Jack Russell Terriers get a bad rap for being hyper, alpha, and prey driven. Sometimes, however, the title is earned.

The last two weeks have been anything but easy. Two friends and a neighbor died. I hosted a party, lost a crown, had a $1300 dentist bill, took one dog to the vet for chewing up a redwood fence, which caused her eye to swell closed because maybe a piece of splintered wood had poked her soft palate. Vet visit, antibiotics and pain pills equals $100. But she wasn’t even the problem dog.

Daisy, who’s afraid of everything (usually), food driven, prey driven (she’s killed 4 rats and a squirrel), and as cute as a bug’s ear, attacked a tiny dog while both were off leash in the park next door.

The irate owner told me to put down my f-bomb dog. He told me this while in the park, then came over that evening and told me again, liberally sprinkling f-bombs throughout his speech.

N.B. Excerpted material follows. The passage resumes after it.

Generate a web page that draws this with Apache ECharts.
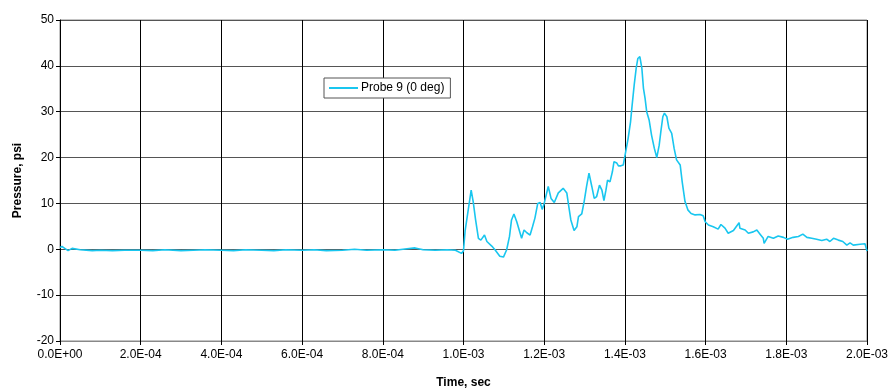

I called the vet the next morning, and she said the idea of putting down my dog was drastic.

“How about some Prozac and better dog management?”

Daisy will never be off-leash in the park again. People Prozac is pricey, since Daisy has no insurance. But what the heck?  She deserves a second chance, I think.

The vet said no mere mortal could train Daisy. My son took that as a challenge. Daisy can now spin in a circle for a treat and waits at all outside doors until he passes through them first.

Daisy will not wait at doors for me. The house is locked down like Fort Knox, me using side gates and the garage door to come and go instead of the highly-prized front door.

I thought the worst was behind me when I came home to make myself lunch on Friday afternoon.  Then the doorbell rang, and I saw a police officer standing on my porch. The irate neighbor had filed a police report of a dangerous dog. She was here, following up eleven days later.

I explained the situation, taking full blame for what Daisy had done, how she went berserk on a tiny dog when she saw it in her ball-playing area. Fortunately, the dog wasn’t badly hurt. Daisy was at fault, for sure.

Then the police officer asked to see Daisy so that she could take a photo of her for the report. I went inside, put her in her harness, attached a leash and led Daisy to the porch.

“Aw!” the woman said. “What a cutie!”

And that, folks, is exactly why Daisy dog has been surrendered twice and continues to exist, now in my household. For all of her problems, she is a sweetie in many ways.  Yes, she’s a damaged girl, and maybe giving her four more years of life should have been good enough. I was ready to put her down, because of her newly-earned liability.

Daisy, you are now on borrowed time. Another offense in the next 36 months will earn you a sad trip to the vet.

Don’t go there, Daisy. Life is hard enough without more heartache.